$125M CREDIT TO FUEL GUESS RETAIL GROWTH
Byline: Thomas Cunningham
NEW YORK — To help fund its retail expansion — including its first children’s stores — Guess Inc. has arranged a new $125 million revolving credit facility.
The facility, as yet unused by Guess, was arranged through a syndication led by Chase Manhattan Corp. and expires Oct. 31, 2002, the company said. The financing is not entirely unexpected, since Paul Marciano, Guess co-chairman, co-chief executive and president, told WWD in October that increasing its store base would be a big priority in the coming months.
Guess, which has 159 stores, plans to open 60 units in 2000 and 90 more the next year, said Brian L. Fleming, executive vice president and chief financial officer. One of the biggest growth areas is projected to be the Guess children’s stores. The first store is scheduled to open mid-2000, and Guess plans to have 10 such units by the end of 2000 and 40 by the end of 2001, Fleming said.
Next year, Guess also plans to add 35 full-price stores in several formats. They include units at top malls; street stores in shopping districts, like its store on the Third Street Promenade in Santa Monica, Calif., and flagship stores like the ones scheduled to open on Chicago’s Michigan Avenue and another planned for the Union Square area of San Francisco later next year, Fleming said.

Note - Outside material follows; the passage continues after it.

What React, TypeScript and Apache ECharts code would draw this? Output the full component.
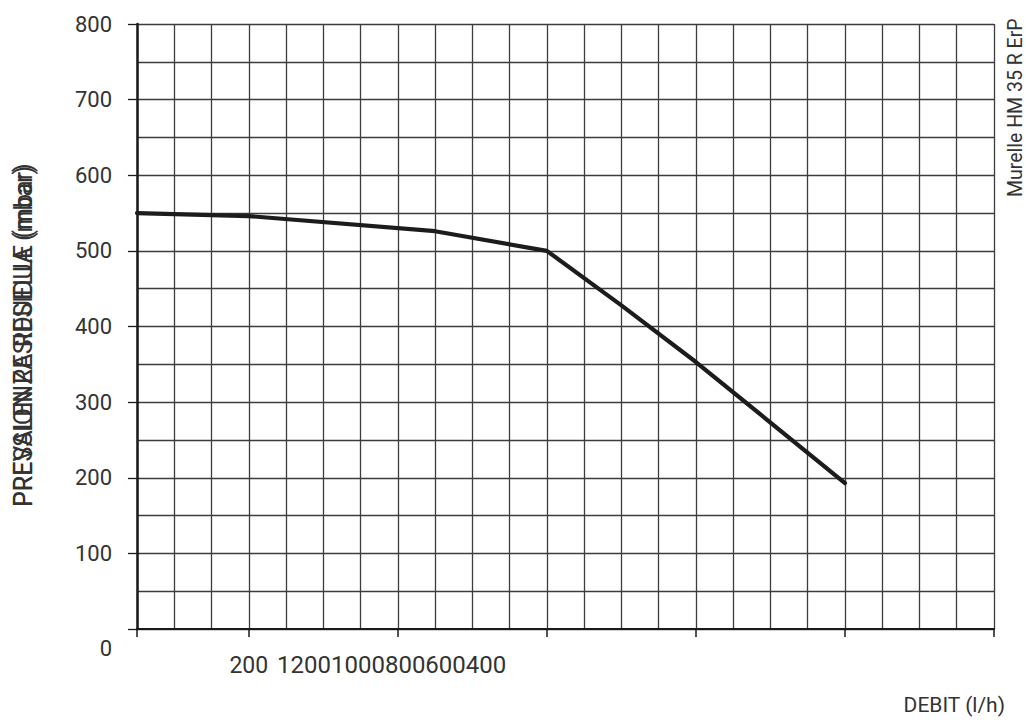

Maurice Marciano, Guess co-chairman and co-chief executive, told WWD in October that his wish list included New York flagships for Third Avenue, Fifth Avenue and the Flatiron district and another store in SoHo. In 2000, Guess will also add 10 factory outlets to the 54 it now operates and add 15 stores to its 13-unit Canadian operation, according to Fleming.
Guess, which reported a 92.3 percent profit gain in its most recently completed quarter, plans to pay for the stores mainly with its own cash, Fleming said.
“The revolver will have borrowings on a seasonal basis and as we ramp up the construction efforts, but in the long run, we expect the new store investments to be funded through internally generated funds from operations,” he said.
Guess’s retail stores, which were a drag on the company’s results in prior years, have been much improved recently. For its second quarter ended in September, Guess’s same-store sales climbed 21 percent at its full-price stores, 21.8 percent at its outlets and 31 percent in Canada.
Guess also said Monday it bought back $12 million of its 9 1/2 percent subordinated notes as part of an ongoing plan to reduce its long-term debt. Guess, which issued $130 million of the notes in 1993, now has $79.6 million of the notes outstanding. The company will continue to buy back the notes from time to time, Fleming said.
Guess shares gained 3/16 to close at 17 5/16 on the New York Stock Exchange Monday.